*EXERCISE DETAILS*
Verbatim output of all the material below is required.

*DATASET EXTRACT*
----

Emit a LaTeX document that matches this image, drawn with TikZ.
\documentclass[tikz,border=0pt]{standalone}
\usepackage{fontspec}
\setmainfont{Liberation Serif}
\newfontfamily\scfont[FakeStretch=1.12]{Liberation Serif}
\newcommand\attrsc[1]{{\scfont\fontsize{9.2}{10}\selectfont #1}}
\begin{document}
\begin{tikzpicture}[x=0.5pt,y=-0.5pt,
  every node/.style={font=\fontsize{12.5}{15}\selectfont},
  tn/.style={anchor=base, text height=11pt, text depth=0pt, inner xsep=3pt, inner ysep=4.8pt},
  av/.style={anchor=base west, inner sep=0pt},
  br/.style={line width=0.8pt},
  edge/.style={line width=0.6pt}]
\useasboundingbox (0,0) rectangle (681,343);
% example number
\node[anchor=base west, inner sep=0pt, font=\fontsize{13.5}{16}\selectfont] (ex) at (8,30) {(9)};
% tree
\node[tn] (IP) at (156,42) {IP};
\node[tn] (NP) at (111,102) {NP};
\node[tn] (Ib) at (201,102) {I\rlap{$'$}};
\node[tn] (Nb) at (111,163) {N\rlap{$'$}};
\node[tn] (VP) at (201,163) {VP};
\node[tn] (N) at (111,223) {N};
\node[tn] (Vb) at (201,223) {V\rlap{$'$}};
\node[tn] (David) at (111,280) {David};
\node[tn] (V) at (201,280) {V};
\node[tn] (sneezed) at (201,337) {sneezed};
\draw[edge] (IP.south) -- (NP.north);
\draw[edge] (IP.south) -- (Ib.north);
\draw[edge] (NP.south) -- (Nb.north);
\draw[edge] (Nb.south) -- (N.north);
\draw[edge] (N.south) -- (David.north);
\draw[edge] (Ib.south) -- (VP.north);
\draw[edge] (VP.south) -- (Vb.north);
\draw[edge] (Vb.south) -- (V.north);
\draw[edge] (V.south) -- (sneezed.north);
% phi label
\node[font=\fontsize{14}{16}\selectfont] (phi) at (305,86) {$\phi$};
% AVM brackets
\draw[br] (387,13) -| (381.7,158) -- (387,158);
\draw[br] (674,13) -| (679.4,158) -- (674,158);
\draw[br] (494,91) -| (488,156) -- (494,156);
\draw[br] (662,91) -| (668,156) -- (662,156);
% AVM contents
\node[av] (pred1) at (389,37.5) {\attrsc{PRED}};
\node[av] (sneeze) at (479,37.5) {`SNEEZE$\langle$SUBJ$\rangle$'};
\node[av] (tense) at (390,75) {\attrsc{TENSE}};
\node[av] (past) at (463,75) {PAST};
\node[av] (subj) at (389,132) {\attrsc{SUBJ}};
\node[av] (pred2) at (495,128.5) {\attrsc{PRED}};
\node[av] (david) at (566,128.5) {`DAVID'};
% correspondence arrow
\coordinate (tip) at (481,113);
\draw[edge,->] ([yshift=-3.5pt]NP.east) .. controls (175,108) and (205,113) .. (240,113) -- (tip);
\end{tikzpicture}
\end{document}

----

*WRITTEN ANSWER*
Emit a LaTeX document that matches this image, drawn with TikZ.
\documentclass[tikz,border=0pt]{standalone}
\usepackage{fontspec}
\setmainfont{Liberation Serif}
\newfontfamily\scfont[FakeStretch=1.12]{Liberation Serif}
\newcommand\attrsc[1]{{\scfont\fontsize{9.2}{10}\selectfont #1}}
\begin{document}
\begin{tikzpicture}[x=0.5pt,y=-0.5pt,
  every node/.style={font=\fontsize{12.5}{15}\selectfont},
  tn/.style={anchor=base, text height=11pt, text depth=0pt, inner xsep=3pt, inner ysep=4.8pt},
  av/.style={anchor=base west, inner sep=0pt},
  br/.style={line width=0.8pt},
  edge/.style={line width=0.6pt}]
\useasboundingbox (0,0) rectangle (681,343);
% example number
\node[anchor=base west, inner sep=0pt, font=\fontsize{13.5}{16}\selectfont] (ex) at (8,30) {(9)};
% tree
\node[tn] (IP) at (156,42) {IP};
\node[tn] (NP) at (111,102) {NP};
\node[tn] (Ib) at (201,102) {I\rlap{$'$}};
\node[tn] (Nb) at (111,163) {N\rlap{$'$}};
\node[tn] (VP) at (201,163) {VP};
\node[tn] (N) at (111,223) {N};
\node[tn] (Vb) at (201,223) {V\rlap{$'$}};
\node[tn] (David) at (111,280) {David};
\node[tn] (V) at (201,280) {V};
\node[tn] (sneezed) at (201,337) {sneezed};
\draw[edge] (IP.south) -- (NP.north);
\draw[edge] (IP.south) -- (Ib.north);
\draw[edge] (NP.south) -- (Nb.north);
\draw[edge] (Nb.south) -- (N.north);
\draw[edge] (N.south) -- (David.north);
\draw[edge] (Ib.south) -- (VP.north);
\draw[edge] (VP.south) -- (Vb.north);
\draw[edge] (Vb.south) -- (V.north);
\draw[edge] (V.south) -- (sneezed.north);
% phi label
\node[font=\fontsize{14}{16}\selectfont] (phi) at (305,86) {$\phi$};
% AVM brackets
\draw[br] (387,13) -| (381.7,158) -- (387,158);
\draw[br] (674,13) -| (679.4,158) -- (674,158);
\draw[br] (494,91) -| (488,156) -- (494,156);
\draw[br] (662,91) -| (668,156) -- (662,156);
% AVM contents
\node[av] (pred1) at (389,37.5) {\attrsc{PRED}};
\node[av] (sneeze) at (479,37.5) {`SNEEZE$\langle$SUBJ$\rangle$'};
\node[av] (tense) at (390,75) {\attrsc{TENSE}};
\node[av] (past) at (463,75) {PAST};
\node[av] (subj) at (389,132) {\attrsc{SUBJ}};
\node[av] (pred2) at (495,128.5) {\attrsc{PRED}};
\node[av] (david) at (566,128.5) {`DAVID'};
% correspondence arrow
\coordinate (tip) at (481,113);
\draw[edge,->] ([yshift=-3.5pt]NP.east) .. controls (175,108) and (205,113) .. (240,113) -- (tip);
\end{tikzpicture}
\end{document}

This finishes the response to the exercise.